Supplied data:
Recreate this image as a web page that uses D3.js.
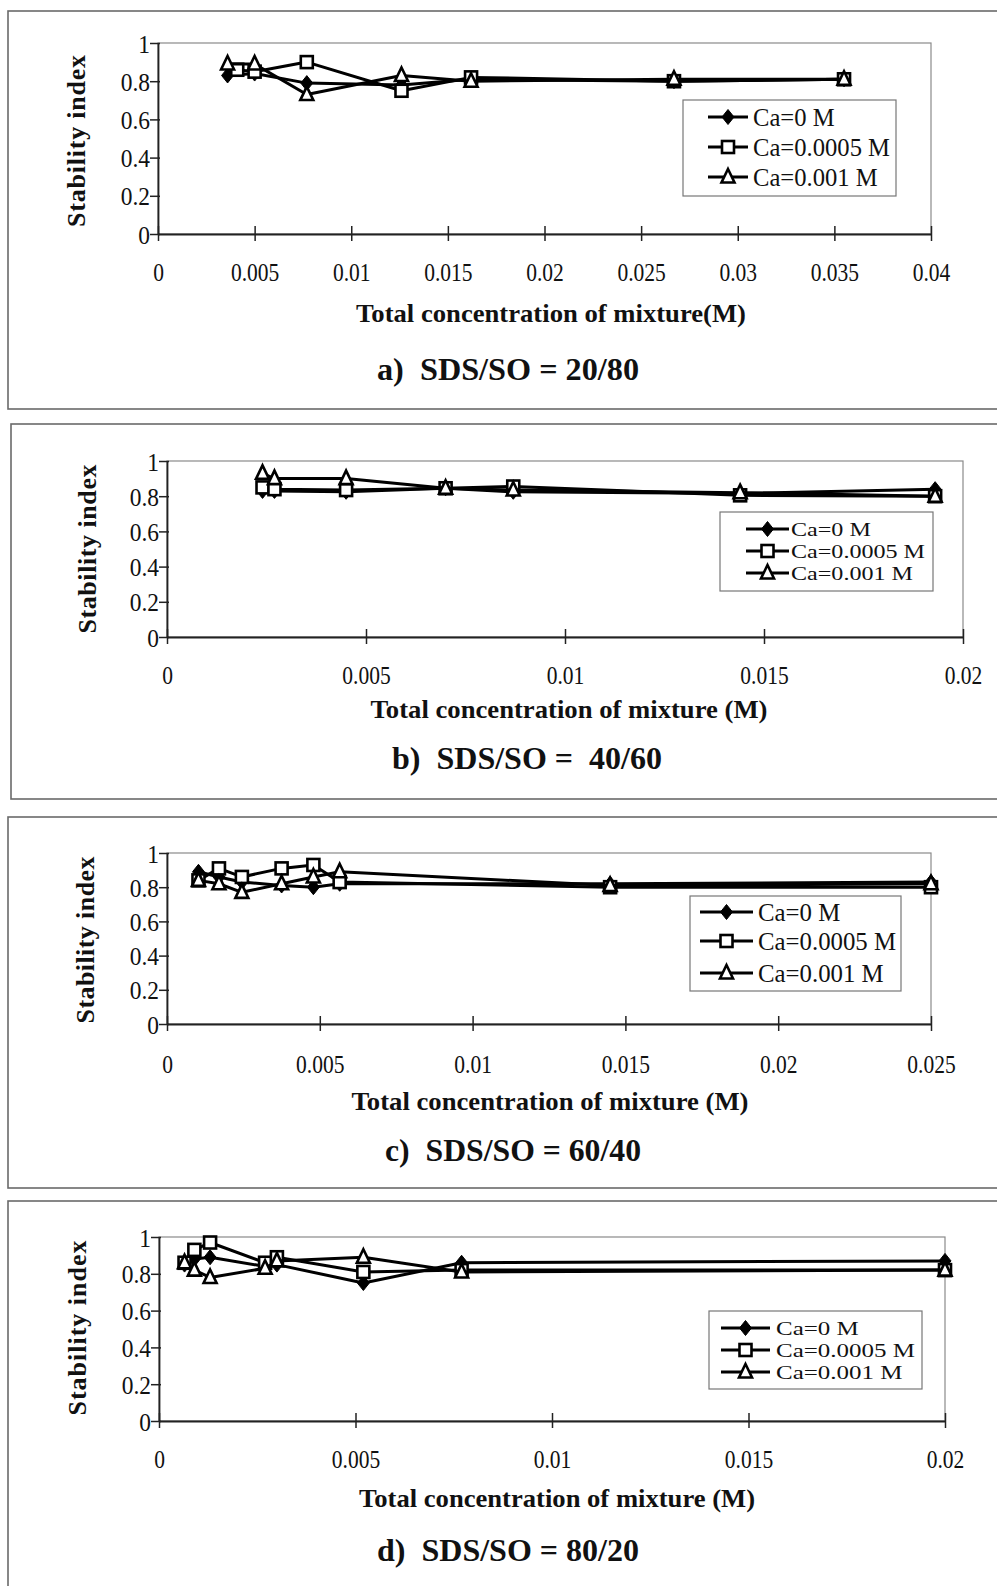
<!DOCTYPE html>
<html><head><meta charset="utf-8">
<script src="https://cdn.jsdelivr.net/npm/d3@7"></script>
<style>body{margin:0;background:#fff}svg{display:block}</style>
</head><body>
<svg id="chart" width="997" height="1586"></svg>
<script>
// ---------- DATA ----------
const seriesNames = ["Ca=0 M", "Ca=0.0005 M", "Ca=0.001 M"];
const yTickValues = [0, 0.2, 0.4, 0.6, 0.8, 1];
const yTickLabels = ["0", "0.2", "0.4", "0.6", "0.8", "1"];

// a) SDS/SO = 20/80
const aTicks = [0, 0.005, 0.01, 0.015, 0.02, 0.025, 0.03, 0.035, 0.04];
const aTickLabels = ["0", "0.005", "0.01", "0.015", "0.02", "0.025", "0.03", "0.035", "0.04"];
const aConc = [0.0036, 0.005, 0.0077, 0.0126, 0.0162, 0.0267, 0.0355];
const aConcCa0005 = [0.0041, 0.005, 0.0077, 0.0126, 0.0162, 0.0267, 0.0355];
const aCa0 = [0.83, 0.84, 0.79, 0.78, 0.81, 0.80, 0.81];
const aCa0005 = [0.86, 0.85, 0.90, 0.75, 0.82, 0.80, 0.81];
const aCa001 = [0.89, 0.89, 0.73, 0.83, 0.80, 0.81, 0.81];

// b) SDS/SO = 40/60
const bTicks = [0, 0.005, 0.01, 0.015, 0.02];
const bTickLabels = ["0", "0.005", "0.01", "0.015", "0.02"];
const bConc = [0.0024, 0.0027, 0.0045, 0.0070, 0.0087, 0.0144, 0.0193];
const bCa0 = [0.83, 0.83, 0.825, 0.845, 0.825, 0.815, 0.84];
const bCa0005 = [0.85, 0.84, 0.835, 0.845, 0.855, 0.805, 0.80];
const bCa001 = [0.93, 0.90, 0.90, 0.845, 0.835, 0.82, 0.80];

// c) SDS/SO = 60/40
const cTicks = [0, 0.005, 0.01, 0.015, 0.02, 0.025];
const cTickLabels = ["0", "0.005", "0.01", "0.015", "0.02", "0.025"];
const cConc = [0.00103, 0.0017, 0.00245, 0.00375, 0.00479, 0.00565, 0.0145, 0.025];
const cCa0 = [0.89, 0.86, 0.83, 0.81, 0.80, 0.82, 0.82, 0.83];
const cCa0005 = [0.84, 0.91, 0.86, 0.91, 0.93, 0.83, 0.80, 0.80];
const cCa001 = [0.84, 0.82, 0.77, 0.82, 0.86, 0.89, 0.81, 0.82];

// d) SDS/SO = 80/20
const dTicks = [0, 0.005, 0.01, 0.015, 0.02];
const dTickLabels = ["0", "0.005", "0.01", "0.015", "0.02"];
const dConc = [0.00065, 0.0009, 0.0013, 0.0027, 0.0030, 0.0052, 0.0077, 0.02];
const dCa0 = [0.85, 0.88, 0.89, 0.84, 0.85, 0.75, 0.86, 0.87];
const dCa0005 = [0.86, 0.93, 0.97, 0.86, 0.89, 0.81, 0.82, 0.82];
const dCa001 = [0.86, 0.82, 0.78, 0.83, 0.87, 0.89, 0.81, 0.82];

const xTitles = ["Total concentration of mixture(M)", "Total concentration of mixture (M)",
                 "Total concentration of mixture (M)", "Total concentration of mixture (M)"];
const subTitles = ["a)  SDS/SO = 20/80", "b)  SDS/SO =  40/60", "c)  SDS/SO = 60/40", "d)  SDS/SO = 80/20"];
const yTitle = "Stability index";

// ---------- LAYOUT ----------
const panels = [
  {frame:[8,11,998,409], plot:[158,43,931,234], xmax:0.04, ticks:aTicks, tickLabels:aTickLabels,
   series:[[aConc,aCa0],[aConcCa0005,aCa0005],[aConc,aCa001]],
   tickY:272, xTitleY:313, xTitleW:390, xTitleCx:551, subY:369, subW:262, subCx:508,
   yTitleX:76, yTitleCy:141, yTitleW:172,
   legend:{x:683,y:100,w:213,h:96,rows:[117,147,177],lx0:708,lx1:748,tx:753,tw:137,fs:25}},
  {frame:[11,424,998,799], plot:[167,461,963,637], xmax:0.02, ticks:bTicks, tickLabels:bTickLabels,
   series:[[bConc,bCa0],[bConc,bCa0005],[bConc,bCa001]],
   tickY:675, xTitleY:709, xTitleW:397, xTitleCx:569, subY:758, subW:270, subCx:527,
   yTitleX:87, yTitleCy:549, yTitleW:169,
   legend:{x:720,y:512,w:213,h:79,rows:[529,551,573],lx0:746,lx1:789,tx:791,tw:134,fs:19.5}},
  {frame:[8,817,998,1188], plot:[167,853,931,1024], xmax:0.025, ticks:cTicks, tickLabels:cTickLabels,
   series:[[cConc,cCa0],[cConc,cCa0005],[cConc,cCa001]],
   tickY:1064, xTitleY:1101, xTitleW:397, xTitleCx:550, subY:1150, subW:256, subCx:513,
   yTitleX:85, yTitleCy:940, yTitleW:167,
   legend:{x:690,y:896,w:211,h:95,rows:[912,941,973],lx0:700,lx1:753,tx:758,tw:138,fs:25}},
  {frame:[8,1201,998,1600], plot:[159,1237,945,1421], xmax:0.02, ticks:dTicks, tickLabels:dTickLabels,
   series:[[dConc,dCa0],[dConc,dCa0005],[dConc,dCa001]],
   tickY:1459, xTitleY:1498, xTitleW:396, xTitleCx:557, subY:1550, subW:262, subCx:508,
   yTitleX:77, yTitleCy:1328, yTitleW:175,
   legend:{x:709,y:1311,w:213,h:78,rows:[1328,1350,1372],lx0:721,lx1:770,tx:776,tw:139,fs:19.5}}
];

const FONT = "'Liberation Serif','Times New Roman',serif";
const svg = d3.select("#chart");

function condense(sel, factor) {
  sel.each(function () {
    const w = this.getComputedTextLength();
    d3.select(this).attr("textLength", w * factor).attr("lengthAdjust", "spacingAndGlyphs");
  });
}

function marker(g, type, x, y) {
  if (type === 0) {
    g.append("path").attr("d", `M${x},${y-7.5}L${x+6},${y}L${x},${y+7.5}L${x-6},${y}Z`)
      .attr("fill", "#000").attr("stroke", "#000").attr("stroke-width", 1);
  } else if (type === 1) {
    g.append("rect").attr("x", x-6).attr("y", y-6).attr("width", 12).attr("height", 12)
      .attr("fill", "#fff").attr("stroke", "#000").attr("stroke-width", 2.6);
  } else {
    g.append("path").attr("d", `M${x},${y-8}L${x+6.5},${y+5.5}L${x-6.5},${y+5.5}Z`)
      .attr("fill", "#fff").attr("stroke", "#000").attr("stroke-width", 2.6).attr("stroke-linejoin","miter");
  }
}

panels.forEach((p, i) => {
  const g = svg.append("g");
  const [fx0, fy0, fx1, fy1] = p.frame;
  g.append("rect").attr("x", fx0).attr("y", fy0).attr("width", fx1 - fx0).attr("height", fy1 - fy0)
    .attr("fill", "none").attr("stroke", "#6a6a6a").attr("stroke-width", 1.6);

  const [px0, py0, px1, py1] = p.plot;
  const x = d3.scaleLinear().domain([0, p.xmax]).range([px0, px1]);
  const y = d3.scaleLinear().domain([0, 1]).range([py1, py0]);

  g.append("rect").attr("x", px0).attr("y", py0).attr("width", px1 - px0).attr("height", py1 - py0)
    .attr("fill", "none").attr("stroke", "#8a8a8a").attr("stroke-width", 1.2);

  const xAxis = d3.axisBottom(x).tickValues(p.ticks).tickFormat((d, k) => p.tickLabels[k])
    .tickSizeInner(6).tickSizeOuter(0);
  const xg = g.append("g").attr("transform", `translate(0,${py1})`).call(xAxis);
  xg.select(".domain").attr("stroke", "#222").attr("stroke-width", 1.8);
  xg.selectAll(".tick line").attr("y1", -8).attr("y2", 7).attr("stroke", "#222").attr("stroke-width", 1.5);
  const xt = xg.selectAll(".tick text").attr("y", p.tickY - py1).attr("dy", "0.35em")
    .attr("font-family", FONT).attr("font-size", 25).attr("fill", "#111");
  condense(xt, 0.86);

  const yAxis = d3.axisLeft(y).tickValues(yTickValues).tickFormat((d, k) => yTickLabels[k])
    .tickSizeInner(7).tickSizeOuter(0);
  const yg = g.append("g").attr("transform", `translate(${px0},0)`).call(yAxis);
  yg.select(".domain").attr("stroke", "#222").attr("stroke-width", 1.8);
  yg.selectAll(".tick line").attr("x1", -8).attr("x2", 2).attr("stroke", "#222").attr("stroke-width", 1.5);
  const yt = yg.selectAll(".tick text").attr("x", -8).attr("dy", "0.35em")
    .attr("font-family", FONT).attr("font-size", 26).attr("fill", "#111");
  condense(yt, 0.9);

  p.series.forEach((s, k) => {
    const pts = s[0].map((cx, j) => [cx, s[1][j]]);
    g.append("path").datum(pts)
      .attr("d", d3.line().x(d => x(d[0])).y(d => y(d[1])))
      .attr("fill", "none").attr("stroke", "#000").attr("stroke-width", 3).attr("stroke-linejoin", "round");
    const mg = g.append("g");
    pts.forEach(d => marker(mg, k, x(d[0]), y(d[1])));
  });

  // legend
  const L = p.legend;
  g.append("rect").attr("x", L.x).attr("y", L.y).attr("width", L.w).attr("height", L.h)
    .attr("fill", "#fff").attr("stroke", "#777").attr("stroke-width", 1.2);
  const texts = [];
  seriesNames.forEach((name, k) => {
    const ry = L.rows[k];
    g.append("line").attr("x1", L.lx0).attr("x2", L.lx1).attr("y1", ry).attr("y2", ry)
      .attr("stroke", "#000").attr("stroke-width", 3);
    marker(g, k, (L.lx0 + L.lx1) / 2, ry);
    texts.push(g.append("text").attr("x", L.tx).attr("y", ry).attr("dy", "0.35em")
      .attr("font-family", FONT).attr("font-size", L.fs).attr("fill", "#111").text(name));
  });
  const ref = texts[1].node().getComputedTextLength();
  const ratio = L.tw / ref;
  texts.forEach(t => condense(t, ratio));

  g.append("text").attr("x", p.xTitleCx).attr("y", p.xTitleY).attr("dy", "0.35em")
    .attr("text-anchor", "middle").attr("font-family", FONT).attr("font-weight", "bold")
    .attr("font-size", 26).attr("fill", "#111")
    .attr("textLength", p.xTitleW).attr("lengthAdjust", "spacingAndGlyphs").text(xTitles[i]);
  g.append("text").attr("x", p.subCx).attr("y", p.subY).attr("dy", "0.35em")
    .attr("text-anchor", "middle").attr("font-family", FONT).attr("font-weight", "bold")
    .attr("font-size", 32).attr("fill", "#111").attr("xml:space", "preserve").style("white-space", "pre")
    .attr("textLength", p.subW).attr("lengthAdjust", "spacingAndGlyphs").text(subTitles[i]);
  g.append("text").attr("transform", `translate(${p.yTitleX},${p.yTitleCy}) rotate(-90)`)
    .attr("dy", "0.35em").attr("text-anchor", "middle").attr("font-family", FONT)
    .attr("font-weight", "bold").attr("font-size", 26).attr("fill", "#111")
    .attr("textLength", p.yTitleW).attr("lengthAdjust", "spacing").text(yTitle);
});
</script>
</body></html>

What to work on: Return the material line for line, from its beginning to the line that contains "const bCa001 = [0.93, 0.90, 0.90, 0.845, 0.835, 0.82, 0.80];", with the pictures left out.

The answer:
Recreate this image as a web page that uses D3.js.
<!DOCTYPE html>
<html><head><meta charset="utf-8">
<script src="https://cdn.jsdelivr.net/npm/d3@7"></script>
<style>body{margin:0;background:#fff}svg{display:block}</style>
</head><body>
<svg id="chart" width="997" height="1586"></svg>
<script>
// ---------- DATA ----------
const seriesNames = ["Ca=0 M", "Ca=0.0005 M", "Ca=0.001 M"];
const yTickValues = [0, 0.2, 0.4, 0.6, 0.8, 1];
const yTickLabels = ["0", "0.2", "0.4", "0.6", "0.8", "1"];

// a) SDS/SO = 20/80
const aTicks = [0, 0.005, 0.01, 0.015, 0.02, 0.025, 0.03, 0.035, 0.04];
const aTickLabels = ["0", "0.005", "0.01", "0.015", "0.02", "0.025", "0.03", "0.035", "0.04"];
const aConc = [0.0036, 0.005, 0.0077, 0.0126, 0.0162, 0.0267, 0.0355];
const aConcCa0005 = [0.0041, 0.005, 0.0077, 0.0126, 0.0162, 0.0267, 0.0355];
const aCa0 = [0.83, 0.84, 0.79, 0.78, 0.81, 0.80, 0.81];
const aCa0005 = [0.86, 0.85, 0.90, 0.75, 0.82, 0.80, 0.81];
const aCa001 = [0.89, 0.89, 0.73, 0.83, 0.80, 0.81, 0.81];

// b) SDS/SO = 40/60
const bTicks = [0, 0.005, 0.01, 0.015, 0.02];
const bTickLabels = ["0", "0.005", "0.01", "0.015", "0.02"];
const bConc = [0.0024, 0.0027, 0.0045, 0.0070, 0.0087, 0.0144, 0.0193];
const bCa0 = [0.83, 0.83, 0.825, 0.845, 0.825, 0.815, 0.84];
const bCa0005 = [0.85, 0.84, 0.835, 0.845, 0.855, 0.805, 0.80];
const bCa001 = [0.93, 0.90, 0.90, 0.845, 0.835, 0.82, 0.80];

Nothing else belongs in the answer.